Dietro questa frase generica c’è la volontà di espandere sostanzialmente i compiti della missione, alla luce dell’assoluta priorità che la Delibera assegna all’Africa, vedi l’impegno che si prepara in Niger, teatro considerato tutt’uno con la Libia.

La nuova missione ha l’obiettivo dichiarato di fornire assistenza e supporto alle “autorità libiche” (eufemismo per indicare qualsiasi interlocutore che sia possibile trovare in quel pantano) per sostenere l’azione di pacificazione e stabilizzazione (chimera), rafforzare l’attività di controllo e contrasto all’immigrazione (è il nocciolo della faccenda) e parare le minacce alla sicurezza (attività che può dire tutto e niente e che rischia di mettere gli operatori in contrasto con francesi, americani e persino i tedeschi che ora stanno operando nell’area, ufficialmente coordinandosi, nella realtà perseguendo ciascuno i suoi obiettivi).
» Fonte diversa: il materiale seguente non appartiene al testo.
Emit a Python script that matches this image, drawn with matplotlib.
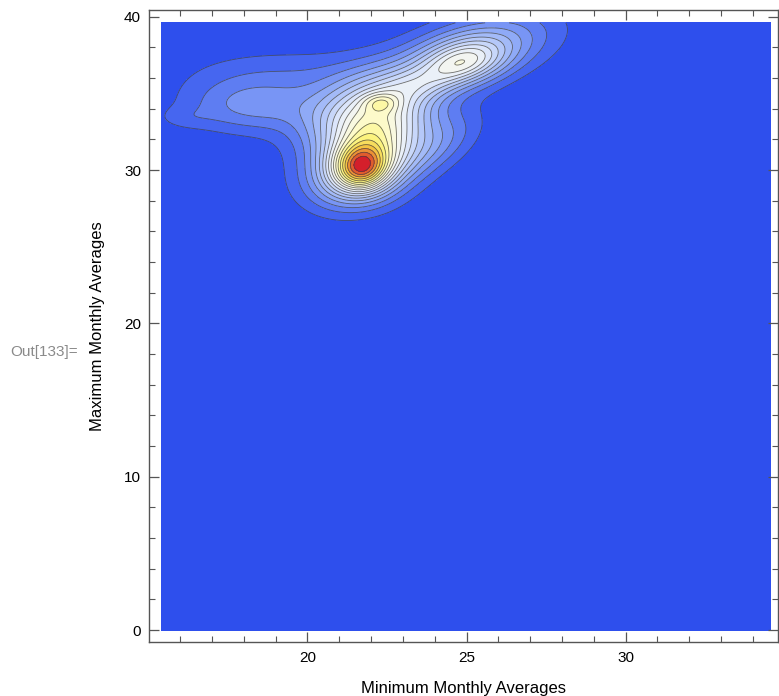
import numpy as np
import matplotlib.pyplot as plt
from matplotlib.colors import LinearSegmentedColormap
from matplotlib.ticker import MultipleLocator

# --- density components (x, y, sx, sy, rho, weight) ---
comp_x = [21.68, 21.80, 22.05, 22.30, 24.85, 25.20, 18.30, 16.10, 24.00, 23.40, 19.30, 21.40]
comp_y = [30.10, 30.40, 33.40, 34.40, 36.90, 37.80, 34.20, 33.40, 31.50, 35.50, 36.40, 29.00]
comp_sx = [0.60, 1.00, 1.30, 0.40, 0.90, 1.60, 1.50, 0.60, 1.00, 0.80, 2.30, 1.30]
comp_sy = [1.05, 1.60, 1.90, 0.45, 1.00, 1.60, 1.25, 0.50, 1.50, 0.80, 1.20, 1.40]
comp_rho = [0.0, 0.30, 0.20, 0.0, 0.30, 0.45, 0.0, 0.0, 0.60, 0.20, 0.0, 0.0]
comp_w = [0.35, 0.38, 0.48, 0.12, 0.25, 0.25, 0.145, 0.035, 0.10, 0.10, 0.06, 0.06]

x_range = (15.4, 34.56)
y_range = (0.0, 39.6)
n_contours = 19

# Mathematica-like TemperatureMap
temp_colors = [(0.00, (0.180, 0.310, 0.930)),
               (0.20, (0.550, 0.660, 0.970)),
               (0.45, (0.900, 0.930, 0.985)),
               (0.55, (0.970, 0.970, 0.930)),
               (0.65, (0.995, 0.985, 0.760)),
               (0.75, (0.985, 0.950, 0.450)),
               (0.85, (0.950, 0.750, 0.250)),
               (0.93, (0.900, 0.450, 0.180)),
               (1.00, (0.830, 0.120, 0.170))]
cmap = LinearSegmentedColormap.from_list("temp", temp_colors)

xs = np.linspace(*x_range, 500)
ys = np.linspace(*y_range, 600)
X, Y = np.meshgrid(xs, ys)
Z = np.zeros_like(X)
for cx, cy, sx, sy, r, w in zip(comp_x, comp_y, comp_sx, comp_sy, comp_rho, comp_w):
    dx = (X - cx) / sx
    dy = (Y - cy) / sy
    q = (dx**2 + dy**2 - 2 * r * dx * dy) / (1 - r**2)
    Z += w * np.exp(-0.5 * q)
Z = Z / Z.max()

levels = np.linspace(0, 1, n_contours + 2)[1:-1]
bounds = np.concatenate([[-1], levels, [1.01]])
band_colors = [cmap(i / (len(bounds) - 2)) for i in range(len(bounds) - 1)]

fig = plt.figure(figsize=(7.79, 6.96), dpi=100)
ax = fig.add_axes([149.3 / 779, 1 - 642.3 / 696, (778.3 - 149.3) / 779, (642.3 - 9.8) / 696])
ax.contourf(X, Y, Z, levels=bounds, colors=band_colors)
ax.contour(X, Y, Z, levels=levels, colors='#404040', linewidths=0.6, alpha=0.75)

ax.set_xlim(15.03, 34.8)
ax.set_ylim(-0.8, 40.45)
ax.xaxis.set_major_locator(MultipleLocator(5))
ax.xaxis.set_minor_locator(MultipleLocator(1))
ax.yaxis.set_major_locator(MultipleLocator(10))
ax.yaxis.set_minor_locator(MultipleLocator(2))
ax.tick_params(which='both', direction='in', top=True, right=True, color='#555555',
               labelsize=11, pad=6)
ax.tick_params(which='major', length=7, width=0.9)
ax.tick_params(which='minor', length=4, width=0.8)
for sp in ax.spines.values():
    sp.set_color('#555555')
    sp.set_linewidth(1.0)
for lab in ax.get_xticklabels() + ax.get_yticklabels():
    lab.set_family('Liberation Sans')

ax.set_xlabel('Minimum Monthly Averages', family='Liberation Sans', fontsize=12, labelpad=12)
ax.set_ylabel('Maximum Monthly Averages', family='Liberation Sans', fontsize=12, labelpad=14)
fig.text(10 / 779, 1 - 352 / 696, 'Out[133]=', family='Liberation Sans', fontsize=11,
         color='#8a8a8a', va='center', ha='left')

fig.savefig('out.png', dpi=100)
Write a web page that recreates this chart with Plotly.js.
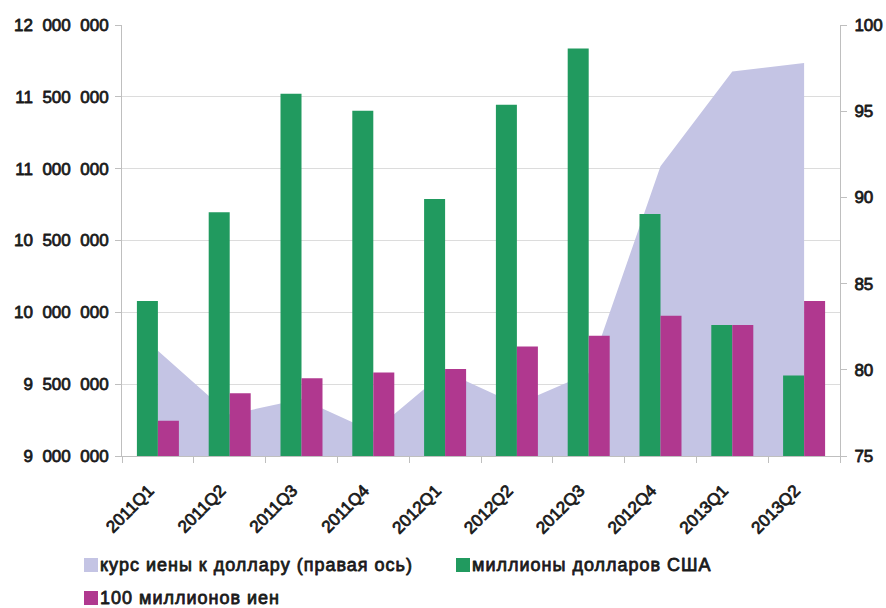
<!DOCTYPE html>
<html>
<head>
<meta charset="utf-8">
<script src="https://cdn.plot.ly/plotly-3.0.1.min.js"></script>
<style>
html,body{margin:0;padding:0;background:#fff;}
#chart{width:886px;height:608px;}
text.annotation-text{letter-spacing:1px;}
</style>
</head>
<body>
<div id="chart"></div>
<script>
var categories = ['2011Q1','2011Q2','2011Q3','2011Q4','2012Q1','2012Q2','2012Q3','2012Q4','2013Q1','2013Q2'];
var usdMillions = [10079000, 10696000, 11521000, 11403000, 10788000, 11445000, 11837000, 10684000, 9912000, 9561000];
var yen100Millions = [9246000, 9436000, 9541000, 9582000, 9605000, 9763000, 9837000, 9976000, 9912000, 10079000];
var yenRate = [81.1, 77.4, 78.3, 76.4, 79.9, 78.0, 79.8, 91.8, 97.3, 97.8];
var legendLabels = ['курс иены к доллару (правая ось)', 'миллионы долларов США', '100 миллионов иен'];

var cLav = '#c4c4e4', cGreen = '#219a5f', cMag = '#b0388f';
var FONT = 'Liberation Sans, Arial, sans-serif';

var M = {l:122, r:46, t:25, b:152};
var W = 886, H = 608, PW = W - M.l - M.r, PH = H - M.t - M.b;
function px(x){ return (x - M.l) / PW; }
function py(y){ return (H - M.b - y) / PH; }

var traces = [
  {type:'scatter', x:categories, y:yenRate, mode:'lines', fill:'tozeroy', fillcolor:cLav,
   line:{width:0, color:cLav}, xaxis:'x', yaxis:'y', showlegend:false, hoverinfo:'skip'},
  {type:'bar', x:categories, y:usdMillions, marker:{color:cGreen}, xaxis:'x', yaxis:'y2', showlegend:false},
  {type:'bar', x:categories, y:yen100Millions, marker:{color:cMag}, xaxis:'x', yaxis:'y2', showlegend:false}
];

var legendItems = [
  {sx:84, sy:565, color:cLav, tx:98, text:legendLabels[0]},
  {sx:456, sy:565, color:cGreen, tx:470, text:legendLabels[1]},
  {sx:84, sy:598, color:cMag, tx:98, text:legendLabels[2]}
];
var shapes = [], annotations = [];
legendItems.forEach(function(it){
  shapes.push({type:'rect', xref:'paper', yref:'paper', x0:px(it.sx), x1:px(it.sx+14),
    y0:py(it.sy+7), y1:py(it.sy-7), fillcolor:it.color, line:{width:0}});
  annotations.push({xref:'paper', yref:'paper', x:px(it.tx), y:py(it.sy), xanchor:'left', yanchor:'middle',
    showarrow:false, text:it.text, font:{family:FONT, size:18, color:'#1a1a1a'}});
});

var tickFont = {family:FONT, size:17, color:'#1a1a1a'};
var layout = {
  width:W, height:H, margin:M, paper_bgcolor:'#fff', plot_bgcolor:'#fff',
  separators:',\u2007',
  barmode:'group', bargap:0.415, bargroupgap:0,
  showlegend:false,
  xaxis:{type:'category', tickangle:-45, tickfont:{family:FONT, size:17, color:'#1a1a1a'},
    showline:true, linecolor:'#bfbfbf', linewidth:1, ticks:'outside', tickson:'boundaries', ticklen:6,
    tickcolor:'#bfbfbf', showgrid:false, zeroline:false, fixedrange:true,
    ticklabelstandoff:17, ticklabelshift:-9},
  yaxis:{side:'right', range:[75,100], dtick:5, tick0:75, showgrid:false, zeroline:false,
    showline:true, linecolor:'#bfbfbf', ticks:'outside', ticklen:6, tickcolor:'#bfbfbf',
    tickfont:tickFont, ticklabelstandoff:4},
  yaxis2:{overlaying:'y', side:'left', range:[9000000,12000000], dtick:500000, tick0:9000000,
    tickformat:',d', showgrid:true, gridcolor:'#dcdcdc', zeroline:false,
    showline:true, linecolor:'#bfbfbf', ticks:'outside', ticklen:6, tickcolor:'#bfbfbf',
    tickfont:tickFont, ticklabelstandoff:3},
  shapes:shapes, annotations:annotations
};
function embolden(){
  document.querySelectorAll('#chart text').forEach(function(t){
    t.setAttribute('stroke', '#1a1a1a');
    t.setAttribute('stroke-width', '0.8');
    t.style.setProperty('stroke', '#1a1a1a', 'important');
    t.style.setProperty('stroke-width', '0.8px', 'important');
    t.style.setProperty('stroke-linejoin', 'round');
  });
}
Plotly.newPlot('chart', traces, layout, {displayModeBar:false, staticPlot:true}).then(embolden);
</script>
</body>
</html>
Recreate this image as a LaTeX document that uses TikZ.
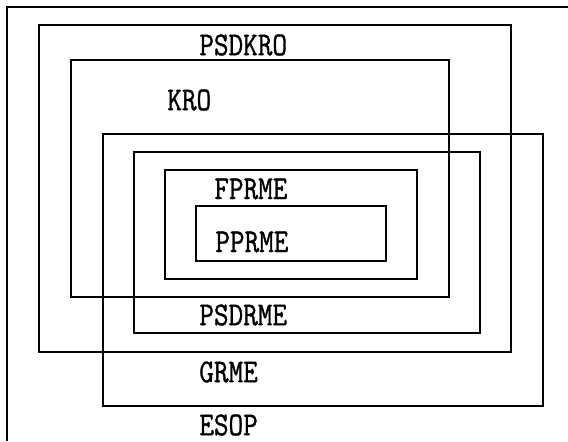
\documentclass[tikz,border=0pt]{standalone}
\usepackage{fontspec}
\newfontfamily\setfont[FakeStretch=0.85, FakeBold=1]{Latin Modern Mono}
\usetikzlibrary{positioning}

\begin{document}
\begin{tikzpicture}[x=0.02cm, y=-0.02cm,
                setbox/.style={draw=black, line width=1.1pt},
                setlbl/.style={anchor=west, inner sep=0pt,
                    font=\setfont\fontsize{19}{19}\selectfont}
            ]

            \useasboundingbox (0,0) rectangle (568,441);

            % frame
            \draw[setbox] (7,441) -- (7,7) -- (568,7);

            % sets
            \draw[setbox] (39,25) rectangle (511,352);
            \draw[setbox] (71,60) rectangle (449,297);
            \draw[setbox] (103,134) rectangle (543,406);
            \draw[setbox] (134,152) rectangle (480,333);
            \draw[setbox] (165,170) rectangle (417,279);
            \draw[setbox] (196,206) rectangle (386,261);

            % labels
            \node[setlbl] (psdkro) at (199,45) {PSDKRO};
            \node[setlbl] (kro) at (167,100) {KRO};
            \node[setlbl] (fprme) at (214,189) {FPRME};
            \node[setlbl] (pprme) at (215,242) {PPRME};
            \node[setlbl] (psdrme) at (199,315) {PSDRME};
            \node[setlbl] (grme) at (199,372) {GRME};
            \node[setlbl] (esop) at (199,425) {ESOP};

            \end{tikzpicture}
\end{document}
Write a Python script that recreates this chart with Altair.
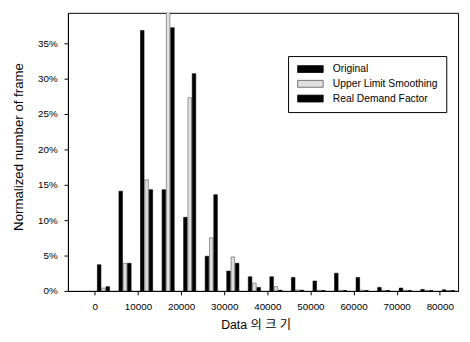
import altair as alt
import pandas as pd

bin_starts = [1000, 6000, 11000, 16000, 21000, 26000, 31000, 36000, 41000,
              46000, 51000, 56000, 61000, 66000, 71000, 76000, 81000]
series = ["Original", "Upper Limit Smoothing", "Real Demand Factor"]
original = [3.7, 14.1, 36.8, 14.3, 10.4, 4.9, 2.8, 2.0, 2.0,
            1.9, 1.4, 2.5, 1.9, 0.5, 0.4, 0.2, 0.15]
upper = [0.4, 3.9, 15.7, 40.0, 27.3, 7.5, 4.8, 1.1, 0.6,
         0.15, 0.1, 0.1, 0.1, 0.1, 0.1, 0.05, 0.05]
real = [0.6, 3.9, 14.3, 37.2, 30.7, 13.6, 3.9, 0.5, 0.1,
        0.1, 0.05, 0.05, 0.05, 0.05, 0.05, 0.05, 0.05]
bin_step = 1000  # each series sits one 1000-wide sub-bin to the right
x_ticks = [0, 10000, 20000, 30000, 40000, 50000, 60000, 70000, 80000]
y_ticks = [0, 5, 10, 15, 20, 25, 30, 35]

rows = []
for i, (name, vals) in enumerate(zip(series, [original, upper, real])):
    for b, v in zip(bin_starts, vals):
        rows.append({"size": b + i * bin_step, "pct": v, "series": name})
df = pd.DataFrame(rows)

FONT = 'Liberation Sans, Arial, "Noto Sans CJK KR"'

chart = alt.Chart(df).mark_bar(size=3.6, clip=True, strokeWidth=0.6).encode(
    x=alt.X("size:Q",
            scale=alt.Scale(domain=[-5100, 83100], nice=False, zero=False),
            axis=alt.Axis(values=x_ticks, format="d", title="Data 의  크 기",
                          grid=False,
                          labelFontSize=10, tickSize=4, labelPadding=7,
                          titleFontSize=12.5, titleFontWeight="normal",
                          titleX=191, titleY=34, titleBaseline="middle",
                          titleAlign="center")),
    y=alt.Y("pct:Q",
            scale=alt.Scale(domain=[0, 39.3], nice=False),
            axis=alt.Axis(values=y_ticks, labelExpr="datum.value + '%'",
                          title="Normalized number of frame", grid=False,
                          labelFontSize=10, tickSize=4, labelPadding=7,
                          titleFontSize=13.5, titleFontWeight="normal",
                          titleX=-50, titleY=136, titleBaseline="middle",
                          titleAlign="center", titleAngle=270)),
    color=alt.Color("series:N",
                    scale=alt.Scale(domain=series,
                                    range=["#000000", "#e0e0e0", "#000000"]),
                    legend=alt.Legend(title=None, orient="none",
                                      legendX=224, legendY=44,
                                      strokeColor="black", padding=8,
                                      fillColor="white",
                                      symbolType="M-1,-1L6.43,-1L6.43,1L-1,1Z",
                                      symbolSize=49, symbolStrokeWidth=0.8,
                                      symbolStrokeColor="#333333",
                                      labelOffset=27, labelFontSize=10.5,
                                      labelColor="black", rowPadding=4,
                                      labelExpr="datum.label + '\u00a0\u00a0\u00a0\u00a0\u00a0\u00a0\u00a0'")),
    stroke=alt.Stroke("series:N",
                      scale=alt.Scale(domain=series,
                                      range=["#000000", "#555555", "#000000"]),
                      legend=None),
).properties(
    width=397, height=283,
    padding={"left": 61, "top": 2, "right": 4, "bottom": 45},
    autosize=alt.AutoSizeParams(type="none"),
).configure(font=FONT).configure_view(
    stroke="black", strokeWidth=1
).configure_axis(
    domainColor="black", tickColor="black", labelColor="black",
    titleColor="black", labelFont=FONT, titleFont=FONT
).configure_legend(labelFont=FONT)

chart.save("out.html", embed_options={"renderer": "svg", "actions": False})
Tra i compiti è vero che c’è l’assistenza sanitaria e umanitaria, foglie di fico dietro cui si mascherano ipocritamente la formazione, l’addestramento, la consulenza ma anche l’assistenza sul campo e il “mentoring” per le forze di sicurezza locali, ovvero un impegno su un campo quanto mai insidioso.

Per quanto riguarda la missione in Niger, stando alle recenti dichiarazioni rese in un’intervista dal ministro della Difesa Pinotti, il contingente sarà composto da 470 uomini, oltre 100 veicoli e probabilmente una componente elicotteristica, necessaria per operare in quell’area; al momento sono già sul posto alcuni elementi, i reparti verranno schierati in tre fasi: una prima aliquota di 30 unità, poi 120, infine intero dispositivo dovrebbe essere entro l’anno su un teatro dove operano diversi gruppi di terroristi frammisti alle tante bande criminali che ingrassano sui tantissimi traffici illegali che hanno fatto dell’intero Sahel, e del Niger in particolare, la loro base.

Con ogni probabilità, la base dovrebbe essere situata a Madama, sul confine con la Libia, in una installazione dove sono già presenti elementi francesi, appartenenti al dispositivo Barkane, e nigerini, e che dispone di una pista per velivoli cargo.

Per fare fronte all’accresciuto impegno in Libia e, per adesso, in Niger, nel corso del 2018 l’Italia diminuirà il suo impegno in Afghanistan e dimezzerà la sua presenza in Iraq; in quest’ultimo teatro gli Usa non hanno più interesse ad avere fra i piedi il contingente italiano e gli attuali 1500 militari scenderanno a 7-800, continuando a svolgere il compito di training e formazione per Forze Armate e Polizia irachene.

Certo, diverso è il discorso per l’Afghanistan, dove Washington ha tutto l’interesse di mantenere quanti più uomini possibile, ma le risorse italiane sono più che limitate e la Libia (e l’intera area) è divenuta una priorità per Roma. Sia come sia, per l’Italia comincia un nuovo impegno per tentare di porre rimedio alla follia che nel 2011 diede il via alla dissoluzione della Libia, abbandonata a se stessa dopo essere stata distrutta. Francamente, visti i precedenti, i presupposti e i compagni d’avventura, è troppo sperare che serva a qualcosa di serio.